Et la poésie, me direz-vous ?
Je vous dois, d’emblée cette confidence, cet aveu : je suis mal à l’aise pour parler en public, au public, et personne de raisonnable n’a su, ou voulu, me donner des explications sur mon sort. Enfant, j’admirais Robin Crusoé parce qu’il avait appris à vivre et à penser seul. Seul ? Dernièrement j’ai lu un texte de Virginia Woolf où elle disait que durant des années notre ami Robinson « mangeait un bout », comme on le dit à Bruxelles, en dialoguant avec le pot en terre cuite qu’il avait fabriqué - un pot définitivement muet. Modestement je rejoins le camp de Daniel Defoe. Sur la pointe des pieds.
J’écris en solitaire. On sait bien que les confidences se font à deux. Au départ puis à l’apogée du conflit, on se risque à lancer quelques cartouches qui éclateront plus tard, bien plus tard. Des bombes à retardement. Et la poésie me direz-vous ? Elle est à la fois le grand mystère de la langue et son contraire, une chose qui réveille les dormeurs de la nuit, tous ceux à qui les tubes de néon font croire qu’elle est arrivée, quoi, la modernité !
À l’occasion du Goncourt précédent vous avez élu un homme (William Cliff) qui sait manier le silence et le tohu-bohu régnant sur les banlieues d’Anderlecht. J’y vois là que vous avez su, par l’intermédiaire de mon ami William, mêler cette fameuse mélodie des bas-fonds à la plus haute spiritualité. C’est aussi le but de toute cette poésie qui a vu le jour chez de plus jeunes poètes (Emmanuel Moses, Emmanuel Laugier et d’autres). Ils piétinent le langage. Ils s’en font une guenille mais ils savent que la poésie est à sa place dans les souterrains, les caves (Sentez-vous l’odeur de la mort, dit le prince Golaud à son frère Pelléas, la sentez-vous ?).
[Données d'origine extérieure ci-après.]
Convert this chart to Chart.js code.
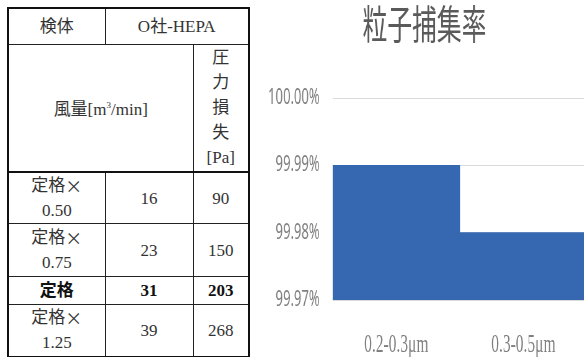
<!DOCTYPE html>
<html>
<head>
<meta charset="utf-8">
<script src="https://cdn.jsdelivr.net/npm/chart.js@4/dist/chart.umd.min.js"></script>
<style>
html,body{margin:0;padding:0;background:#fff;}
body{width:584px;height:357px;overflow:hidden;position:relative;}
#spec{position:absolute;left:7px;top:7px;border-collapse:collapse;
  font-family:"Liberation Serif","Noto Sans CJK JP",serif;font-size:17px;color:#333;}
#spec td{text-align:center;vertical-align:middle;padding:0;border:1.5px solid #222;line-height:25px;}
#spec tr.dot td{border-top:1px dashed #888;}
#spec tr.first td{border-top:2px solid #111;}
#spec .bold{font-weight:bold;color:#111;}
#spec .cjk{font-family:"Noto Sans CJK JP";display:inline-block;height:25px;line-height:25px;vertical-align:top;}
#wrap{position:absolute;left:262px;top:0;width:325px;height:357px;}
#chart{transform:scaleX(0.62);transform-origin:0 0;}
</style>
</head>
<body>
<table id="spec"></table>
<div id="wrap"><canvas id="chart" width="524" height="357"></canvas></div>
<script>
/* test conditions */
const sample = "O社-HEPA";
const levels = ["定格×\n0.50", "定格×\n0.75", "定格", "定格×\n1.25"];
const airflow = [16, 23, 31, 39];
const pressure = [90, 150, 203, 268];

/* capture efficiency */
const sizes = ["0.2-0.3μm", "0.3-0.5μm"];
const efficiency = [99.99, 99.98];
const yTicks = [99.97, 99.98, 99.99, 100.00];

/* table */
const table = document.getElementById("spec");
const colW = [97, 88, 56];
const rowH = [51, 53, 28, 52];

let html = "<colgroup>" + colW.map(w=>"<col style='width:"+w+"px'>").join("") + "</colgroup>";
html += "<tr style='height:36px'><td>検体</td><td colspan='2'>"+sample+"</td></tr>";
html += "<tr style='height:128px'><td colspan='2'>風量[m<sup style='font-size:9px'>3</sup>/min]</td>"
  + "<td>圧<br>力<br>損<br>失<br>[Pa]</td></tr>";
levels.forEach((lv, i)=>{
  let cls = i==0 ? "first" : "dot";
  let b = lv=="定格" ? " class='bold'" : "";
  let txt = lv.replace("×","<span class='cjk'>×</span>").replace("\n","<br>");
  html += "<tr class='"+cls+"' style='height:"+rowH[i]+"px'>"
    + "<td"+b+">"+txt+"</td>"
    + "<td"+b+">"+airflow[i]+"</td>"
    + "<td"+b+">"+pressure[i]+"</td></tr>";
});
table.innerHTML = html;
table.style.border = "2px solid #111";

/* chart */
const ctx = document.getElementById("chart").getContext("2d");

new Chart(ctx,{
type:"bar",
data:{
labels:sizes,
datasets:[{
data:efficiency,
backgroundColor:"#3668b2",
barPercentage:1,
categoryPercentage:1
}]
},
options:{
responsive:false,
animation:false,
layout:{padding:0},
plugins:{
legend:{display:false},
tooltip:{enabled:false},
title:{
display:true,
text:"粒子捕集率",
color:"#5a5a5a",
font:{family:"Noto Sans CJK JP",size:40,weight:"normal",lineHeight:1.2},
padding:{top:0,bottom:50}
}
},
scales:{
x:{
grid:{display:false},
border:{display:false},
ticks:{color:"#7f7f7f",padding:22,font:{family:"Liberation Serif",size:25}},
afterFit:(s)=>{s.height=57;}
},
y:{
min:yTicks[0],
max:yTicks[yTicks.length-1],
afterBuildTicks:(s)=>{s.ticks=yTicks.map(v=>({value:v}));},
grid:{color:"#d9d9d9",lineWidth:1,drawTicks:false},
border:{display:false},
ticks:{
color:"#808080",
padding:21,
font:{family:"Noto Sans",size:21},
callback:(v)=>v.toFixed(2)+"%"
},
afterFit:(s)=>{s.width=114;}
}
}
}
});
</script>
</body>
</html>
Voilà ce que, rapidement, je souhaitais dire. Oui, la poésie demeure le lieu où la langue cristallise toutes nos émotions et toutes nos recherches sur le langage. Il me semble qu’à travers moi c’est une poésie de la mémoire, de la peine de vivre, que vous avez voulu remarquer. Les mots vont se lever et rejoindre leur port d’attache dans le monde. Et, quant à moi, bénéficiaire de votre prix, je remercie celles et ceux qui ont mis mon nom dans l’urne. Merci à tous les écrivains présents dans cette pièce. Merci pour ce Goncourt qui, sans la volonté des membres du jury, ne serait pas ce qu’il est : un lieu où l’énergie créatrice peut s’affirmer malgré la présence (et contre elle) des forces négatives.
Franck Venaille
(discours prononcé le 3 mai dernier à l’occasion de l’attribution à Frank Venaille du Goncourt de la Poésie/Robert Sabatier chez Drouant)
photo D.R.
2 Réponses pour Et la poésie, me direz-vous ?
Je me souviens…
C’était à la Maison de la poésie. Des étudiants ont lu en votre présence La descente de l’Escaut. Un fleuve remonté alors que votre corps souffrait…
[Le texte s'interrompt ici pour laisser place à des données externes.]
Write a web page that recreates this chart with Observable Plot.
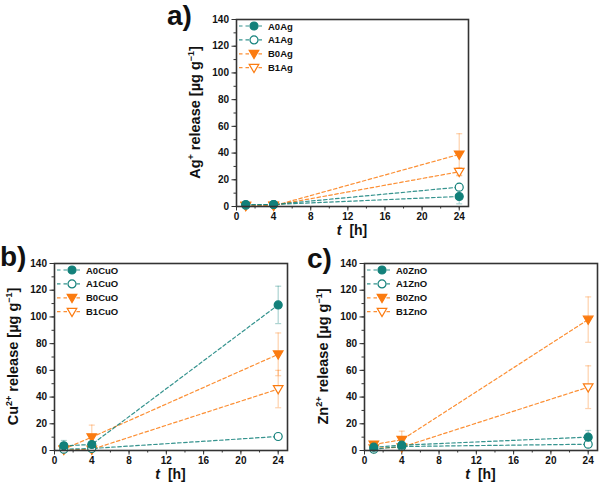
<!DOCTYPE html>
<html>
<head>
<meta charset="utf-8">
<script src="https://cdn.jsdelivr.net/npm/d3@7"></script>
<script src="https://cdn.jsdelivr.net/npm/@observablehq/plot@0.6"></script>
<style>
  body { margin: 0; background: #fff; }
  #fig { position: relative; width: 600px; height: 487px; overflow: hidden;
         font-family: "Liberation Sans", Arial, sans-serif; }
  #fig > svg, #fig > .panel { position: absolute; }
</style>
</head>
<body>
<div id="fig"></div>
<script>
// Sampling times (hours)
const hours = [1, 4, 24];
const xTicks = [0, 4, 8, 12, 16, 20, 24];
const yTicks = [0, 20, 40, 60, 80, 100, 120, 140];

// Ag+ release, µg/g (mean and standard deviation per sample)
const agSeries = ["A0Ag", "A1Ag", "B0Ag", "B1Ag"];
const agMean = [[1.5, 1.5, 7.5], [1, 1.5, 14.5], [0.5, 0.5, 39], [0.5, 0.8, 26]];
const agSd   = [[0.6, 0.6, 5.5], [0.4, 0.5, 1.5], [0.3, 0.3, 15.5], [0.3, 0.3, 3]];

// Cu2+ release, µg/g
const cuSeries = ["A0CuO", "A1CuO", "B0CuO", "B1CuO"];
const cuMean = [[3.5, 4.5, 109], [1, 1.5, 10.5], [1, 10, 72], [0.5, 0.8, 46]];
const cuSd   = [[4, 1, 14], [0.5, 0.5, 1], [1, 9, 16], [0.3, 0.3, 14]];

// Zn2+ release, µg/g
const znSeries = ["A0ZnO", "A1ZnO", "B0ZnO", "B1ZnO"];
const znMean = [[2.5, 4, 10], [1, 3, 4.7], [4.5, 8, 98], [1.7, 2.5, 47.4]];
const znSd   = [[1, 1, 5], [0.5, 0.5, 1], [1, 6.5, 17], [0.5, 0.5, 16]];

const teal = "#12807a";
const orange = "#fb7b10";
const seriesColor = [teal, teal, orange, orange];
const seriesFilled = [true, false, true, false];
const font = '"Liberation Sans", Arial, sans-serif';

// Downward-pointing triangle symbol
const triangleDown = {
  draw(ctx, size) {
    const r = Math.sqrt(size / Math.PI);
    ctx.moveTo(-r * 1.2, -r * 0.85);
    ctx.lineTo(r * 1.2, -r * 0.85);
    ctx.lineTo(0, r * 1.2);
    ctx.closePath();
  }
};
// Short horizontal cap for error bars
const cap = { draw(ctx) { ctx.moveTo(-3, 0); ctx.lineTo(3, 0); } };
const seriesSymbol = ["circle", "circle", triangleDown, triangleDown];

const fig = d3.select("#fig");

function panel({names, mean, sd, ion, charge, left, top, width, height, margin}) {
  const marks = [
    // minor ticks
    Plot.axisX(d3.range(0, 25, 2), {anchor: "bottom", tickSize: 2.5, tickFormat: () => "", label: null, stroke: "#333"}),
    Plot.axisY(d3.range(0, 141, 10), {anchor: "left", tickSize: 2.5, tickFormat: () => "", label: null, stroke: "#333"}),
    // major ticks
    Plot.axisX(xTicks, {anchor: "bottom", tickSize: 4.5, tickPadding: 2, label: null, stroke: "#333",
      fontSize: 10, fontWeight: "bold", fill: "#111"}),
    Plot.axisY(yTicks, {anchor: "left", tickSize: 4.5, tickPadding: 3, label: null, stroke: "#333",
      fontSize: 10, fontWeight: "bold", fill: "#111"})
  ];
  // draw order: open orange, filled orange, open teal, filled teal
  const order = [3, 2, 1, 0];
  const rowsOf = i => hours.map((t, k) => ({t, v: mean[i][k], s: sd[i][k]}));
  for (const i of order) {
    marks.push(Plot.line(rowsOf(i), {x: "t", y: "v", stroke: seriesColor[i], strokeWidth: 1.2,
      strokeDasharray: "3.5,2.5", strokeOpacity: 0.85}));
  }
  for (const i of order) {
    const rows = rowsOf(i);
    marks.push(
      Plot.ruleX(rows, {x: "t", y1: d => d.v - d.s, y2: d => d.v + d.s, stroke: seriesColor[i], strokeOpacity: 0.35, strokeWidth: 1.2}),
      Plot.dot(rows, {x: "t", y: d => d.v - d.s, symbol: cap, stroke: seriesColor[i], strokeOpacity: 0.35, strokeWidth: 1.2}),
      Plot.dot(rows, {x: "t", y: d => d.v + d.s, symbol: cap, stroke: seriesColor[i], strokeOpacity: 0.35, strokeWidth: 1.2})
    );
  }
  for (const i of order) {
    marks.push(Plot.dot(rowsOf(i), {x: "t", y: "v", symbol: seriesSymbol[i], r: 4,
      fill: seriesFilled[i] ? seriesColor[i] : "white", stroke: seriesColor[i], strokeWidth: 1.2}));
  }
  marks.push(Plot.frame({stroke: "#333", strokeWidth: 1.6}));

  const svg = Plot.plot({
    width, height,
    marginLeft: margin[3], marginRight: margin[1], marginTop: margin[0], marginBottom: margin[2],
    style: {fontFamily: font, background: "transparent", overflow: "visible"},
    x: {domain: [0, 25], axis: null},
    y: {domain: [0, 140], axis: null},
    marks
  });
  const div = fig.append("div").attr("class", "panel")
    .style("left", left + "px").style("top", top + "px");
  div.node().appendChild(svg);

  const s = d3.select(svg);
  const fw = width - margin[1] - margin[3];
  const fh = height - margin[0] - margin[2];

  // legend
  const lg = s.append("g").attr("transform", `translate(${margin[3]},${margin[0]})`)
    .attr("font-family", font).attr("text-anchor", "start");
  names.forEach((name, i) => {
    const y = 7 + i * 13.9;
    lg.append("line").attr("x1", 3).attr("x2", 28).attr("y1", y).attr("y2", y)
      .attr("stroke", seriesColor[i]).attr("stroke-width", 1.2).attr("stroke-dasharray", "3.5,3").attr("stroke-opacity", 0.85);
    const fill = seriesFilled[i] ? seriesColor[i] : "white";
    const path = d3.symbol(seriesSymbol[i] === "circle" ? d3.symbolCircle : triangleDown, Math.PI * 16)();
    lg.append("path").attr("d", path).attr("transform", `translate(18,${y})`)
      .attr("fill", fill).attr("stroke", seriesColor[i]).attr("stroke-width", 1.2);
    lg.append("text").attr("x", 32).attr("y", y + 3.5).attr("text-anchor", "start")
      .attr("font-size", 9.5).attr("font-weight", "bold").attr("fill", "#111").text(name);
  });

  // y-axis title with superscripts
  const cy = margin[0] + fh / 2;
  const yt = s.append("text").attr("transform", `translate(${margin[3] - 36},${cy}) rotate(-90)`)
    .attr("text-anchor", "middle").attr("font-size", 14.5).attr("font-weight", "bold").attr("fill", "#111")
    .attr("font-family", font);
  yt.append("tspan").text(ion);
  yt.append("tspan").attr("font-size", 9).attr("dy", -6).text(charge);
  yt.append("tspan").attr("dy", 6).text(" release [µg g");
  yt.append("tspan").attr("font-size", 9).attr("dy", -6).text("−1");
  yt.append("tspan").attr("dy", 6).text("]");

  // x-axis title
  const xt = s.append("text").attr("x", margin[3] + fw / 2).attr("y", margin[0] + fh + 29)
    .attr("text-anchor", "middle").attr("font-size", 14).attr("font-weight", "bold").attr("fill", "#111")
    .attr("font-family", font);
  xt.append("tspan").attr("font-style", "italic").text("t");
  xt.append("tspan").attr("dx", 8).text("[h]");
}

panel({names: agSeries, mean: agMean, sd: agSd, ion: "Ag", charge: "+",
  left: 150, top: 0, width: 335, height: 245, margin: [19, 17, 39, 86]});
panel({names: cuSeries, mean: cuMean, sd: cuSd, ion: "Cu", charge: "2+",
  left: 0, top: 240, width: 300, height: 247, margin: [23, 13, 37, 54]});
panel({names: znSeries, mean: znMean, sd: znSd, ion: "Zn", charge: "2+",
  left: 300, top: 240, width: 300, height: 247, margin: [23, 3, 37, 64]});

// panel tags
const tags = fig.append("svg").attr("width", 600).attr("height", 487)
  .style("left", "0px").style("top", "0px").style("pointer-events", "none");
[["a)", 167, 25], ["b)", 0, 266], ["c)", 307, 268]].forEach(([t, x, y]) => {
  tags.append("text").attr("x", x).attr("y", y).attr("font-size", 28).attr("font-weight", "bold")
    .attr("font-family", font).attr("fill", "#111").text(t);
});
</script>
</body>
</html>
« … On marche dans la fêlure intime du monde
Ces soubresauts nés de la douleur primitive
Quelle est la voix qui le dira ? Quel sera
ce corps qui saura mener jusqu’à son terme la
Valse triste ?( La descente de l’Escaut).
Nous écoutions, émus, pensant que dans cet impossible de vivre, il existait « écrire » et que la douleur alors se transformait en un univers plus vaste, un décentrement, un seuil et qu’une voix venue dont ne sait où couvrait votre voix, votre part d’ombre. A mesure que le temps passait, le temps ne passait plus, immobile, habité. L’accomplissement d’un amour. La trace de quelque chose dont on n’était plus certains que ça ait eu lieu. Il n’existait plus que les voix, le tremblé d’une incertitude. Une faiblesse qui s’était transformée en force, qui nous tirait à elle. La vie devenait lente comme l’Escaut. Soierie des mots. Voix juvéniles. la parole avait besoin de l’espace de ce petit amphithéâtre pour retentir, pour être entendue, pour vibrer. Mourir, c’était comme vivre. On ne savait plus si ça avait commencé, si ça pouvait avoir une fin. Le souvenir de cette longue marche devenait oubli et vide, un espace où nous n’étions pas entièrement là. Il y avait un écart. Comme un rond dans l’eau, comme un écho. Est-ce cela la poésie ?
William Cliff ? Même eau de mots dans le retrait du réel, en proie à trop de temps. Quel labeur : écrire. Tout ça du corps à la recherche d’une trace. Dans ce désert. Merci d’être passé ici.